Tuesday, October 9, 2012

Empty Quiver

"Empty Quiver" Season 2 Episode 16 (Originally aired February 15, 2011)

Suspicious of an undercover venture involving a deal between corrupt cops and military personnel, Callen and Sam try to expose the illegal operation by posing as California highway patrol officers. Written by CBS Publicity

Now this is a Dave ep.
Merrie: Sam is a little scary...
NCISLARewatch: Yeah..
NCISLARewatch:  No Hetty. LOL!
NCISLARewatch:Yeah Paul's dead.
NCISLARewatch:Really Kensi?
NCISLARewatch:  It is true!
NCISLARewatch: LOL I set Hubby's clocks 15 minutes fast.
Merrie: Hubby: How long do you think he sat there before they got there? And then he had to die right then? I would have written in blood who killed me if I was just lying there!
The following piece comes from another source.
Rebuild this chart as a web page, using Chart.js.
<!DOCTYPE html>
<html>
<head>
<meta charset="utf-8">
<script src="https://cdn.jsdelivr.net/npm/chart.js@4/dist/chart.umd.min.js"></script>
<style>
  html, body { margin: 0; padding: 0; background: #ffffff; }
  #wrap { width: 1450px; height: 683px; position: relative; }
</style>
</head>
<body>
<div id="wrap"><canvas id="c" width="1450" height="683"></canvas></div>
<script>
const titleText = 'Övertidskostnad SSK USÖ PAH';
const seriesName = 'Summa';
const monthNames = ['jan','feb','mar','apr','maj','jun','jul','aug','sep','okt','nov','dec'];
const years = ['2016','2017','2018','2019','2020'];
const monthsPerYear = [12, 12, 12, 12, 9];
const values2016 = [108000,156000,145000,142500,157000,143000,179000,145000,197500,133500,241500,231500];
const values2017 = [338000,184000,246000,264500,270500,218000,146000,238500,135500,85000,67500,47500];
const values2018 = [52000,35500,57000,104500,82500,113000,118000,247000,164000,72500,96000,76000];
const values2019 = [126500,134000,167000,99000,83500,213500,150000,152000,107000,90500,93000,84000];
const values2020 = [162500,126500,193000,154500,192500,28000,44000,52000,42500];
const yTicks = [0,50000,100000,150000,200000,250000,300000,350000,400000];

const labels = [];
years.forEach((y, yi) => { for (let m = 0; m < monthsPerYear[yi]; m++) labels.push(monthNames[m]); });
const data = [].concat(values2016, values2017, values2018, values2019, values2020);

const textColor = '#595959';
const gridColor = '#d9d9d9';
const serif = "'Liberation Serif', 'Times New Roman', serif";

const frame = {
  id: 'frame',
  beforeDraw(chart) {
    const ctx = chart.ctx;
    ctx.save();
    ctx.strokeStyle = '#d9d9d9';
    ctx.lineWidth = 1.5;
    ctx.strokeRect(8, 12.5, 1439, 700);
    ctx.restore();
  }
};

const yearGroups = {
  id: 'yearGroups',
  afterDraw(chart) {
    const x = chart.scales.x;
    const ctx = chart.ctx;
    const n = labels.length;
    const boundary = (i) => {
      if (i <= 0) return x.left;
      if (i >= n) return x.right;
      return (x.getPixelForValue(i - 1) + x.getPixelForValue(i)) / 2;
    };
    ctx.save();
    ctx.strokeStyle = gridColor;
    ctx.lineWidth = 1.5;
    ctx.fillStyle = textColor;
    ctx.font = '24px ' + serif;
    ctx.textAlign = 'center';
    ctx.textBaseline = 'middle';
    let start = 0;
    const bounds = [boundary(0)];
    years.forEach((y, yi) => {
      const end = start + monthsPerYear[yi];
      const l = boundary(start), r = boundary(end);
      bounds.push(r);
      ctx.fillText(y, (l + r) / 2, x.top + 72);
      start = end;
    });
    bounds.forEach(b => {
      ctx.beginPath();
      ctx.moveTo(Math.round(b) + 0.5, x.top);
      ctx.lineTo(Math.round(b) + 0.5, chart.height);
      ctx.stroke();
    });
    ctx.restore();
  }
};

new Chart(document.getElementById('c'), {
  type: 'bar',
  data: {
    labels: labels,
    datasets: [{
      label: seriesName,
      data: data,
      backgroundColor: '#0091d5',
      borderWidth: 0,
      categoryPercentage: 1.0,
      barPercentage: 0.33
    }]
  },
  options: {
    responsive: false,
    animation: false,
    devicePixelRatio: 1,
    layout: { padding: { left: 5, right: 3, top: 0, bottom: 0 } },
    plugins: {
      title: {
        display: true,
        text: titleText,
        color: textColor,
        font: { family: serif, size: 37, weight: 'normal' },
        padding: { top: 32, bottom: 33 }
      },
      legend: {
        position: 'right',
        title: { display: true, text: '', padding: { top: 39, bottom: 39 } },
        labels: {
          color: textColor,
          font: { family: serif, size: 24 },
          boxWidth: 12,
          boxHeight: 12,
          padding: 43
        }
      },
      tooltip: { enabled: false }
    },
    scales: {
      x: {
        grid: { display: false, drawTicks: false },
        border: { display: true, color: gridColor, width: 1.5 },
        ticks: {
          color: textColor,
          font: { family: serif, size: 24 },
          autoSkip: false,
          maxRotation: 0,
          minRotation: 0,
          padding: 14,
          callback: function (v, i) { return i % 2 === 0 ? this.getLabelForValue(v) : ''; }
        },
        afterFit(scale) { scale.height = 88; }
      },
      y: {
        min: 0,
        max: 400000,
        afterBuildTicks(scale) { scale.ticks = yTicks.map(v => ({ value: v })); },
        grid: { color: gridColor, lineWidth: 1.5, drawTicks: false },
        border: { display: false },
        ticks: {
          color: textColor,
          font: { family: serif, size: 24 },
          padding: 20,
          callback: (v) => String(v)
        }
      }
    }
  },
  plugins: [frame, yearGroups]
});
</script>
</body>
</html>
LOL
NCISLARewatch: Flavored wha? no no ick
Merrie: Um... Yuck!
NCISLARewatch: Yes he is mocking you Deeks.
Merrie: Baa Ach Tun 13... LOL
NCISLARewatch: am I ahead of you?
Merrie: no I'm just slow on the typing right now
NCISLARewatch: Okay. just making sure. ;b
Merrie: Yeah, just a little tired today ;P
Merrie: Oh no Sam... all married couple here we go!
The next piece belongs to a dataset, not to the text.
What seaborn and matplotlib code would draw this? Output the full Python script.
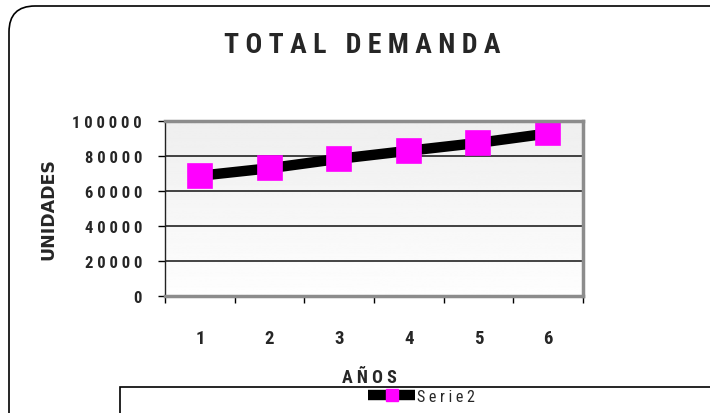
import numpy as np
import pandas as pd
import matplotlib
matplotlib.use("Agg")
import matplotlib.pyplot as plt
import seaborn as sns
from matplotlib.patches import FancyBboxPatch, Rectangle
from matplotlib.lines import Line2D

# Data
years = [1, 2, 3, 4, 5, 6]
demand = [68700, 73000, 78400, 83000, 87500, 92900]
y_ticks = [0, 20000, 40000, 60000, 80000, 100000]
series_name = "Serie2"
title_text = "TOTAL DEMANDA"
x_label = "AÑOS"
y_label = "UNIDADES"


def spaced(text):
    """Letter-spaced rendering of a label."""
    return " ".join(text)


sns.set_theme(style="white")
plt.rcParams["font.family"] = ["Roboto Condensed", "DejaVu Sans"]

W, H = 710, 414
fig = plt.figure(figsize=(W / 100, H / 100), dpi=100)
fig.patch.set_facecolor("white")

# Plot area in pixel bounds
left, right, top, bottom = 165, 583, 122, 297
ax = fig.add_axes([left / W, 1 - bottom / H, (right - left) / W, (bottom - top) / H])

# Soft vertical gradient behind the plot
grad = np.linspace(0.935, 0.995, 256)[:, None]
ax.imshow(grad, cmap="gray", vmin=0, vmax=1, aspect="auto",
          extent=[0, 1, 0, 1], transform=ax.transAxes, zorder=0)

df = pd.DataFrame({"year": years, "demand": demand})
sns.lineplot(data=df, x="year", y="demand", ax=ax, color="black", lw=7.5,
             marker="s", markersize=17.5, markerfacecolor="#ff00ff",
             markeredgecolor="#ff00ff", markeredgewidth=1.2, legend=False, zorder=4)
for ln in ax.get_lines():
    ln.set_markeredgewidth(1.2)
    ln.set_dash_joinstyle("round")

ax.set_xlim(years[0] - 0.5, years[-1] + 0.5)
ax.set_ylim(y_ticks[0], y_ticks[-1])

# Y axis: gridlines and spaced labels
ax.set_yticks(y_ticks)
ax.set_yticklabels([spaced(str(v)) for v in y_ticks])
ax.yaxis.grid(True, color="#111111", lw=1.1, zorder=1)
ax.xaxis.grid(False)
ax.tick_params(axis="y", which="major", left=True, length=5, width=1, color="black",
               direction="out", pad=11.5, labelsize=12)
for t in ax.get_yticklabels():
    t.set_fontweight("bold")

# X axis: boundary ticks, labels centred on categories
bounds = [y - 0.5 for y in years] + [years[-1] + 0.5]
ax.set_xticks(bounds)
ax.set_xticklabels([])
ax.set_xticks(years, minor=True)
ax.set_xticklabels([str(y) for y in years], minor=True)
ax.tick_params(axis="x", which="major", bottom=True, length=5, width=1, color="black",
               direction="out")
ax.tick_params(axis="x", which="minor", bottom=True, length=0, pad=24, labelsize=13.5)
for t in ax.get_xticklabels(minor=True):
    t.set_fontweight("bold")

ax.set_xlabel("")
ax.set_ylabel("")

# Frame
for side in ["top", "right", "bottom"]:
    ax.spines[side].set_color("#8c8c8c")
    ax.spines[side].set_linewidth(2.5)
ax.spines["left"].set_color("#222222")
ax.spines["left"].set_linewidth(1.0)
for s in ax.spines.values():
    s.set_zorder(5)

# Titles
fig.text(362 / W, 1 - 45.5 / H, spaced(title_text).replace("L D", "L  D"), ha="center",
         va="center", fontsize=20, fontweight="bold")
fig.text(369 / W, 1 - 378 / H, spaced(x_label), ha="center", va="center",
         fontsize=13, fontweight="bold")
fig.text(48 / W, 1 - 209 / H, y_label, ha="center", va="center", rotation=90,
         fontsize=12.5, fontweight="bold", family=["DejaVu Sans"])

# Outer rounded frame
outer = FancyBboxPatch((9, -40), 730, 407 + 40, boxstyle="round,pad=0,rounding_size=26",
                       transform=None, fill=False, edgecolor="black", lw=1.2)
fig.add_artist(outer)

# Legend frame and entry
legend_box = Rectangle((120, -40), 700, 40 + (H - 388), transform=None, fill=False,
                       edgecolor="black", lw=1.2)
fig.add_artist(legend_box)
handle = Line2D([], [], color="black", lw=7.5, marker="s", markersize=8.5,
                markerfacecolor="#ff00ff", markeredgecolor="#ff00ff",
                solid_capstyle="butt")
fig.legend(handles=[handle], labels=[spaced(series_name)], loc="center left",
           bbox_to_anchor=(368 / W, 1 - 397.5 / H), frameon=False, borderpad=0,
           borderaxespad=0, handlelength=2.95, handletextpad=0.12, fontsize=11.5)

fig.savefig("out.png", dpi=100)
Merrie: Those boots are fugly!!!
Merrie: Yes Kensi... THE MOST SERIOUS!!!
NCISLARewatch: Really Nell?
Merrie: What does Nell know about humor???
NCISLARewatch:: Blood on the wall not a good sign
NCISLARewatch:Really they got hit there? What was the first sign? oh right BLOOD!
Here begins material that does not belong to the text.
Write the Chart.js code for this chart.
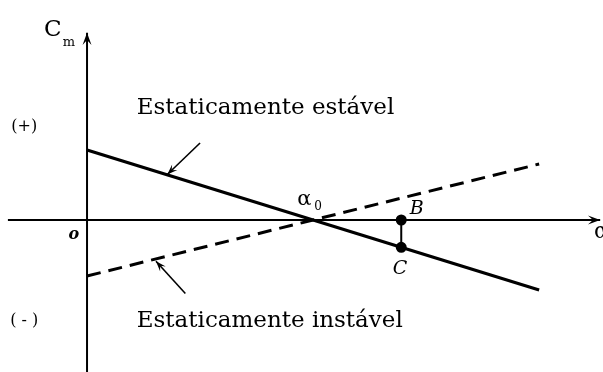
<!DOCTYPE html>
<html>
<head>
<meta charset="utf-8">
<script src="https://cdn.jsdelivr.net/npm/chart.js@4/dist/chart.umd.min.js"></script>
<style>
  html, body { margin: 0; padding: 0; background: #fff; }
  #wrap { width: 603px; height: 372px; position: relative; }
</style>
</head>
<body>
<div id="wrap"><canvas id="chart"></canvas></div>
<script>
// angle of attack (alpha) at the ends of the two lines
const alphaValues = [0, 8];
// Cm for the statically stable aircraft (negative slope)
const stableCm = [2, -2];
// Cm for the statically unstable aircraft (positive slope)
const unstableCm = [-1.6, 1.6];
// trim angle and the B / C points
const alphaZero = 4;
const pointAlpha = 5.56;
const pointCm = [0, -0.78];

const SERIF = '"DejaVu Serif", "Liberation Serif", serif';

const toXY = (xs, ys) => xs.map((x, i) => ({ x: x, y: ys[i] }));

// draw a line with an arrow head at (x2,y2)
function arrow(ctx, x1, y1, x2, y2, size, width) {
    const a = Math.atan2(y2 - y1, x2 - x1);
    ctx.save();
    ctx.lineWidth = width;
    ctx.beginPath();
    ctx.moveTo(x1, y1);
    ctx.lineTo(x2, y2);
    ctx.stroke();
    ctx.beginPath();
    ctx.moveTo(x2, y2);
    ctx.lineTo(x2 - size * Math.cos(a - 0.35), y2 - size * Math.sin(a - 0.35));
    ctx.lineTo(x2 - size * 0.55 * Math.cos(a), y2 - size * 0.55 * Math.sin(a));
    ctx.lineTo(x2 - size * Math.cos(a + 0.35), y2 - size * Math.sin(a + 0.35));
    ctx.closePath();
    ctx.fill();
    ctx.restore();
}

const sketchPlugin = {
    id: 'sketch',
    beforeDatasetsDraw(chart) {
        const ctx = chart.ctx;
        const sx = chart.scales.x, sy = chart.scales.y;
        const X = v => sx.getPixelForValue(v);
        const Y = v => sy.getPixelForValue(v);
        ctx.save();
        ctx.strokeStyle = '#000';
        ctx.fillStyle = '#000';
        // horizontal axis (alpha)
        arrow(ctx, X(-1.4), Y(0), X(9.08), Y(0), 13, 2);
        // vertical axis (Cm)
        arrow(ctx, X(0), Y(-4.4), X(0), Y(5.35), 13, 2);
        ctx.restore();
    },
    afterDatasetsDraw(chart) {
        const ctx = chart.ctx;
        const sx = chart.scales.x, sy = chart.scales.y;
        const X = v => sx.getPixelForValue(v);
        const Y = v => sy.getPixelForValue(v);
        ctx.save();
        ctx.strokeStyle = '#000';
        ctx.fillStyle = '#000';

        // pointer arrows to the two lines
        arrow(ctx, X(2.0), Y(2.2), X(1.42), Y(1.3), 11, 1.6);
        arrow(ctx, X(1.74), Y(-2.1), X(1.22), Y(-1.18), 11, 1.6);

        ctx.textBaseline = 'alphabetic';
        ctx.font = '23px ' + SERIF;
        ctx.fillText('Estaticamente estável', X(0.88), Y(3.03));
        ctx.fillText('Estaticamente instável', X(0.88), Y(-3.06));

        ctx.font = '16px ' + SERIF;
        ctx.fillText('(+)', X(-1.34), Y(2.55));
        ctx.fillText('( - )', X(-1.36), Y(-3.0));

        // axis names
        ctx.font = '23px ' + SERIF;
        ctx.fillText('C', X(-0.76), Y(5.25));
        ctx.font = '13px ' + SERIF;
        ctx.fillText('m', X(-0.43), Y(4.98));
        ctx.font = '22px ' + SERIF;
        ctx.fillText('\u03b1', X(8.97), Y(-0.52));

        ctx.font = 'italic bold 16px ' + SERIF;
        ctx.fillText('o', X(-0.33), Y(-0.55));

        ctx.font = '21px ' + SERIF;
        ctx.fillText('\u03b1', X(alphaZero - 0.28), Y(0.43));
        ctx.font = '12px ' + SERIF;
        ctx.fillText('0', X(alphaZero + 0.02), Y(0.28));

        ctx.font = 'italic 19px ' + SERIF;
        ctx.fillText('B', X(pointAlpha + 0.15), Y(0.17));
        ctx.fillText('C', X(pointAlpha - 0.15), Y(-1.53));
        ctx.restore();
    }
};

new Chart(document.getElementById('chart'), {
    type: 'scatter',
    data: {
        datasets: [
            {
                label: 'Estaticamente estável',
                data: toXY(alphaValues, stableCm),
                showLine: true,
                borderColor: '#000',
                borderWidth: 3.2,
                pointRadius: 0
            },
            {
                label: 'Estaticamente instável',
                data: toXY(alphaValues, unstableCm),
                showLine: true,
                borderColor: '#000',
                borderWidth: 3,
                borderDash: [14, 8],
                pointRadius: 0
            },
            {
                label: 'BC',
                data: toXY([pointAlpha, pointAlpha], pointCm),
                showLine: true,
                borderColor: '#000',
                backgroundColor: '#000',
                borderWidth: 2,
                pointRadius: 4.5
            }
        ]
    },
    options: {
        responsive: true,
        maintainAspectRatio: false,
        animation: false,
        layout: { padding: 0, autoPadding: false },
        plugins: {
            legend: { display: false },
            tooltip: { enabled: false }
        },
        scales: {
            x: { type: 'linear', min: -1.54, max: 9.13, display: false },
            y: { type: 'linear', min: -4.343, max: 6.286, display: false }
        }
    },
    plugins: [sketchPlugin]
});
</script>
</body>
</html>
Merrie: Really Kensi??? A 5 year old could have figured that out!
NCISLARewatch:: Eric...
NCISLARewatch:Deeks really?
NCISLARewatch:  First date? Really?
Merrie: We call them Juice bars in Jersey... I've been to both kinds... not with Hubby... :o
NCISLARewatch: Holy --
NCISLARewatch:  Well someone is there.
Merrie: Go Sam!!!
NCISLARewatch: I love that look from Sam. The look of "Good Freaking GOD woman!"
Merrie: Callen and Sam at a bikini bar... Ahahahahaha!
Merrie:Deeks: All the dancers know and love me...
NCISLARewatch: I know a girl name Patience.
NCISLARewatch:Great Frat boy is here.
NCISLARewatch:  HA HA HA!!! Thank you Sam!
Merrie: LOL, "We're in." Of course you are gentlemen!
NCISLARewatch: Locker cam!
Merrie: Drink! LOL
NCISLARewatch:  I'm hungry, but I don't know what I want to eat. :/
NCISLARewatch: Hey those are the guys from the night before. Hmmm. I think this is a trap!
Merrie: LOVE THIS SONG!!!!
NCISLARewatch: Do we drink because Sam was shot but he's okay?
Merrie: yeah drink 3
NCISLARewatch: I need to get a copy of this song.
Merrie: I'll send you mine.
NCISLARewatch: BOOM!!!
NCISLARewatch: Drink
Merrie: Looks like the who plan went FUBAR
NCISLARewatch: Yep.
Merrie: Hehehe! I soooo love Deeks!!!
NCISLARewatch:Boys Momma will protect you now go find that nuke!
Merrie: A mother always protects her children Sam... no matter what the odds are.
NCISLARewatch: Banana's yep.
NCISLARewatch:  Callen don't do this!
NCISLARewatch: Still please tell her!
NCISLARewatch:I would take notice too.
NCISLARewatch:Oh crap Hetty is pissed
Merrie: Kids... you fucked up!!
Merrie:You go Kensi!
NCISLARewatch: Very Personal. Good job Sam
Merrie:  DAMN GIRL!
Merrie:  DO IT ERIC!!!
Merrie:  WOOHOO!
NCISLARewatch:  DRINK!!!
NCISLARewatch:  Oh Deeks you should not have fallen for THAT!
NCISLARewatch: You're a loser! LOL!
Merrie: Kensi: The whole internet? Deeks: Even Twitter?
NCISLARewatch: Even Twitter? LOL!
Merrie: And that line was all Mr. Olsen... Dave told me he couldn't lay claim to that b/c Eric is so good with improv
NCISLARewatch: That time? What time? Come on Nell go with it.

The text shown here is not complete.